The 2018-19 school year is the last of the current referendum. In just over a year, school district voters will be asked to approve a referendum for another three years. But Jacobi said the district’s current financial situation would mean it would need to ask for less.
Board vice president Judy Conlin said it’s important that the Rhinelander community sees the district’s needs for such things as the classrooms at Crescent Elementary, which have been on a “to-do” list since 2010.
“I think it’s important that the community understands this doesn’t mean we don’t need referenda,” Conlin continued. “It just means for the next three-year cycle, we don’t need as much. And while we can give them that tax benefit, we will do that, but they have to understand, we will be coming back.”
Saying she wasn’t playing devil’s advocate, board member Mary Peterson questioned whether they would be giving away money the district would later need.
“If we kept that $3 million you are suggesting we use to reduce the future referendum, (are) there other things that we could do with that money that would definitely be cheaper to do it now than it would be to do it five, six years down the road,” Peterson asked.
“I think we’re in pretty good shape,” Kwiatkowski replied, “We’ve gotten into a regular maintenance schedule, and before, we just didn’t do maintenance projects.

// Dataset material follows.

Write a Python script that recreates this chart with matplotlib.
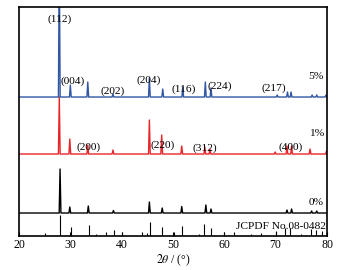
import matplotlib
matplotlib.use("Agg")
import matplotlib.pyplot as plt
import numpy as np

# peak positions (2theta) and heights
pos_5 = [27.85, 30.0, 33.4, 38.3, 45.4, 48.0, 51.9, 56.3, 57.4, 70.3, 72.3, 73.0, 77.1, 78.0, 79.8]
hgt_5 = [140, 12, 15, 3, 19, 8, 10, 15, 9, 2, 5, 5, 2, 2, 2]

pos_1 = [27.85, 29.9, 33.4, 38.3, 45.4, 47.8, 51.7, 56.2, 57.2, 69.9, 72.2, 73.1, 76.7, 79.9]
hgt_1 = [57, 15, 9, 4, 34, 19, 8, 7, 5, 2, 8, 8, 5, 3]

pos_0 = [28.0, 29.9, 33.5, 38.4, 45.4, 47.9, 51.7, 56.4, 57.4, 72.2, 73.1, 77.0, 78.0]
hgt_0 = [44, 6, 7, 2.5, 11, 5, 6.5, 8, 4, 3, 4, 2, 2]

# JCPDF 08-0482 reference sticks
pdf_pos = [25.1, 28.0, 30.1, 33.6, 35.0, 36.9, 38.5, 40.0, 44.0, 44.9, 45.5, 47.9,
           50.1, 51.8, 55.1, 56.1, 57.4, 60.0, 61.9, 65.1, 67.1, 70.0, 71.8, 72.8,
           74.9, 76.9, 77.9, 79.0]
pdf_hgt = [3, 21, 9, 11, 2, 4, 6, 4, 4, 3, 14, 9, 4, 10, 2, 12, 8, 4, 4, 2.5, 3, 5,
           8, 8, 2, 7, 6, 5]

offsets = {"5%": 139, "1%": 82, "0%": 23}

labels_5 = [("(112)", 28.0, 217), ("(004)", 30.5, 155), ("(202)", 38.3, 145),
            ("(204)", 45.3, 156), ("(116)", 52.1, 147), ("(224)", 59.2, 150),
            ("(217)", 69.7, 148)]
labels_1 = [("(200)", 33.6, 89), ("(220)", 47.9, 91), ("(312)", 56.2, 88),
            ("(400)", 72.9, 89)]


def spikes(pos, hgt, base, w=0.17):
    xs = [20.0]
    ys = [base]
    for p, h in zip(pos, hgt):
        xs += [p - w, p, p + w]
        ys += [base, base + h, base]
    xs.append(80.0)
    ys.append(base)
    return np.array(xs), np.array(ys)


plt.rcParams['font.family'] = ['Liberation Serif', 'DejaVu Serif']
plt.rcParams['mathtext.fontset'] = 'stix'

fig = plt.figure(figsize=(3.44, 2.70), dpi=100)
ax = fig.add_axes([0.0552, 0.1259, 0.8954, 0.8481])

x, y = spikes(pos_0, hgt_0, offsets["0%"])
ax.plot(x, y, color='black', lw=1.0)
x, y = spikes(pos_1, hgt_1, offsets["1%"])
ax.plot(x, y, color='#e8262a', lw=1.0)
x, y = spikes(pos_5, hgt_5, offsets["5%"])
ax.plot(x, y, color='#3156a3', lw=1.0)

ax.vlines(pdf_pos, 0, pdf_hgt, color='black', lw=0.8)

fs = 8.2
for t, xx, yy in labels_5 + labels_1:
    ax.text(xx, yy, t, ha='center', va='center', fontsize=fs)
ax.text(79.4, 160, "5%", ha='right', va='center', fontsize=fs)
ax.text(79.4, 103, "1%", ha='right', va='center', fontsize=fs)
ax.text(79.4, 34, "0%", ha='right', va='center', fontsize=fs)
ax.text(79.7, 10, "JCPDF No.08-0482", ha='right', va='center', fontsize=fs)

ax.set_xlim(20, 80)
ax.set_ylim(0, 229)
ax.set_xticks(np.arange(20, 81, 10))
ax.set_yticks([])
ax.tick_params(axis='x', direction='in', length=3, labelsize=fs + 0.3, pad=2)
for s in ax.spines.values():
    s.set_linewidth(1.2)
ax.set_xlabel(r"$2\theta$ / (°)", fontsize=fs + 0.3, labelpad=1)

fig.savefig("out.png", dpi=100)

There is nothing that needs to be taken care of that we are postponing.”
“It would be good for us, whether it’s a million (dollars), to show the taxpayers that we’ve been very fiscally responsible, and we’re not throwing money away and thank you,” said board member Duane Frey. “That goes a long way, whatever our number ends up to be.”
Jacobi said administrators will talk with building principals and the supervisor of plant operations to find out whether there are other issues that should be addressed and then bring more information for another discussion.